MAY I BRING MY PET TO THE HASH?

You can always bring your pocket mouse. But if you're talking about your dog, we do not encourage the practice, nor do we proscribe it. Remember, if you have a dog on trail, you are totally responsible for the animal. If it needs water, you're responsible for providing the water; if trail goes over a six-foot barbed-wire fence, you're responsible for getting the critter up-over-and-down; if it takes a shit, you're responsible for moving the shit to a place where no Hasher (nor any "regular" pedestrian) will step in it.

You are also responsible for making sure that neither the dog nor its leash get underfoot or entangled in the legs of running Hashers. And, if the On-In or On-After is at a venue where pets are not allowed (e.g. in a barroom), you're responsible for finding a safe (non-injurious to the animal or to passers-by) place to stash the animal while we're inside.

Hint: Check with the Hares to find out if the trail and/or On-In/After will be animal-friendly before you bring your pet.


MAY I BRING MY KID TO THE HASH?

If your kid is 18 or older, sure. If your kid is younger than 18 and of sufficient stature and fitness to be able to safely (or as safely as any other Hasher) negotiate trail, then use your good judgment, remembering that, as with a pet, you are totally responsible for your offspring unit's well-being and behavior. We discourage under-21s from participating in the Circle because of the "bawdy" content and alcohol consumption. Additionally, under-21s may not be permitted into some of the venues (barrooms) that we visit. Finally, we do not feel that young, impressionable children should be on trail, nor should they be present at the Circle. The Hash is not their place, and SCH4 will not and cannot be accountable for either their safety or their cultivation.

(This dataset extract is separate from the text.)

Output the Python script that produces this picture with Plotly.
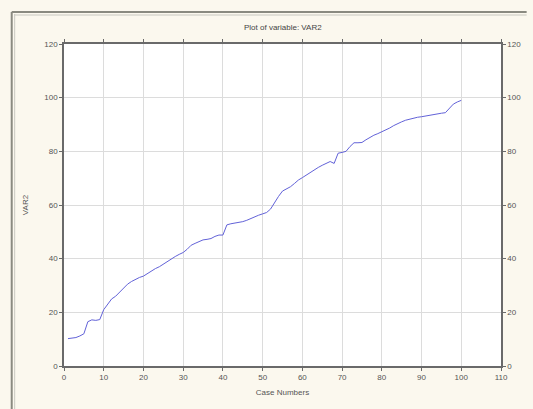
import plotly.graph_objects as go

case_numbers = list(range(1, 101))
var2 = [10.2, 10.3, 10.6, 11.2, 12.0, 16.5, 17.2, 17.0, 17.3, 21.0,
        23.0, 25.0, 26.0, 27.5, 29.0, 30.5, 31.5, 32.3, 33.0, 33.5,
        34.5, 35.5, 36.3, 37.0, 38.0, 39.0, 39.8, 40.8, 41.6, 42.3,
        43.5, 45.0, 45.7, 46.5, 47.0, 47.2, 47.5, 48.3, 48.8, 48.8,
        52.6, 53.0, 53.2, 53.5, 53.8, 54.3, 55.0, 55.5, 56.2, 56.7,
        57.2, 58.5, 61.0, 63.2, 65.2, 66.0, 66.8, 68.0, 69.3, 70.2,
        71.2, 72.3, 73.0, 74.0, 74.8, 75.6, 76.2, 75.5, 79.3, 79.6,
        80.0, 81.8, 83.2, 83.2, 83.3, 84.3, 85.3, 86.0, 86.6, 87.2,
        88.0, 88.7, 89.6, 90.4, 91.0, 91.6, 92.0, 92.4, 92.7, 92.9,
        93.2, 93.5, 93.8, 94.0, 94.2, 94.4, 96.0, 97.6, 98.4, 99.0]

x_ticks = [0, 10, 20, 30, 40, 50, 60, 70, 80, 90, 100, 110]
y_ticks = [0, 20, 40, 60, 80, 100, 120]

title_text = "Plot of variable: VAR2"
x_title = "Case Numbers"
y_title = "VAR2"

W, H = 533, 409
L, R, T, B = 64, 26, 44, 43
pw, ph = W - L - R, H - T - B

def px_x(p):
    return (p - L) / pw

def px_y(p):
    return (H - B - p) / ph

font = dict(family="Liberation Sans, Arial, sans-serif", size=8, color="#555555")

fig = go.Figure()
fig.add_trace(go.Scatter(x=case_numbers, y=var2, mode="lines",
                         line=dict(color="#6262d8", width=1), showlegend=False))
fig.add_trace(go.Scatter(x=[case_numbers[0]], y=[var2[0]], yaxis="y2", mode="lines",
                         line=dict(width=0), opacity=0, showlegend=False, hoverinfo="skip"))

axis_common = dict(showline=True, linecolor="#6a6a6a", linewidth=1.5,
                   ticks="outside", ticklen=3, tickcolor="#6a6a6a",
                   tickfont=font, zeroline=False)

fig.update_layout(
    width=W, height=H,
    margin=dict(l=L, r=R, t=T, b=B),
    paper_bgcolor="#fbf8ee",
    plot_bgcolor="#ffffff",
    showlegend=False,
    xaxis=dict(range=[0, 110], tickvals=x_ticks, showgrid=True, gridcolor="#dcdcdc",
               gridwidth=1, mirror="ticks", title=dict(text=x_title, font=font, standoff=8),
               **axis_common),
    yaxis=dict(range=[0, 120], tickvals=y_ticks, showgrid=True, gridcolor="#dcdcdc",
               gridwidth=1, mirror=True, title=dict(text=y_title, font=font, standoff=14),
               **axis_common),
    yaxis2=dict(range=[0, 120], tickvals=y_ticks, overlaying="y", side="right",
                showgrid=False, **axis_common),
    annotations=[dict(text=title_text, x=0.5, y=px_y(28), xref="paper", yref="paper",
                      showarrow=False, font=dict(family=font["family"], size=8, color="#444444"),
                      xanchor="center", yanchor="middle")],
    shapes=[
        dict(type="line", xref="paper", yref="paper", x0=px_x(11), x1=px_x(11),
             y0=px_y(12), y1=px_y(409), line=dict(color="#8a8a80", width=2)),
        dict(type="line", xref="paper", yref="paper", x0=px_x(14), x1=px_x(14),
             y0=px_y(14), y1=px_y(409), line=dict(color="#c8c8c0", width=1)),
        dict(type="line", xref="paper", yref="paper", x0=px_x(11), x1=px_x(533),
             y0=px_y(12), y1=px_y(12), line=dict(color="#8a8a80", width=2)),
        dict(type="line", xref="paper", yref="paper", x0=px_x(14), x1=px_x(533),
             y0=px_y(15), y1=px_y(15), line=dict(color="#c8c8c0", width=1)),
    ],
)

fig.write_html("out.html")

I'm a walker - can I walk trail?

Yes, certainly. Walkers are welcome; however, remember that we are "A Drinking Club with a Running Problem", so special accommodations (maps, special instructions) for walkers are not required / not always provided. Hares will provide a "walkers' map" or other instructions to the extent that trail will not be easily navigable for injured Hashers, pregnant Hashers, Hashers who are trying to run, etc. Hares may provide a more general walkers' map at their own discretion. Our experience is that walkers (not mosiers, not lollygaggers) have no problem following trail, even staying with / keeping up with the pack, so WALKERS ARE NOT TO LEAVE THE START BEFORE THE RUNNERS! However, if you do fall behind the pack, know that pack arrows may or may not be present (or, if present, may not be correct) at each decision point, so you are expected to know how to find trail. It is also advisable to carry your cell phone and have a contact at trail's end. Beyond that, if you're out for an afternoon mosey, do so at your own risk.


I couldn't make it to the run, but came to the On-After and paid Hash Cash. Why didn't I get credit for the Hash?

We are certainly delighted to see your smilin' face at the On-After, but in order to be "counted" as having run the Hash, one must either do (run or walk) trail or contribute to trail. For example, an injured Hasher might agree to tend to the BN and the associated clean-up, or otherwise assist the Hares - that individual would be counted as having "done trail" and therefore get credit for the Hash.

Btw, if you do show just at the On-After - yes, you are expected to pay Hash Cash if you want to drink Hash beer.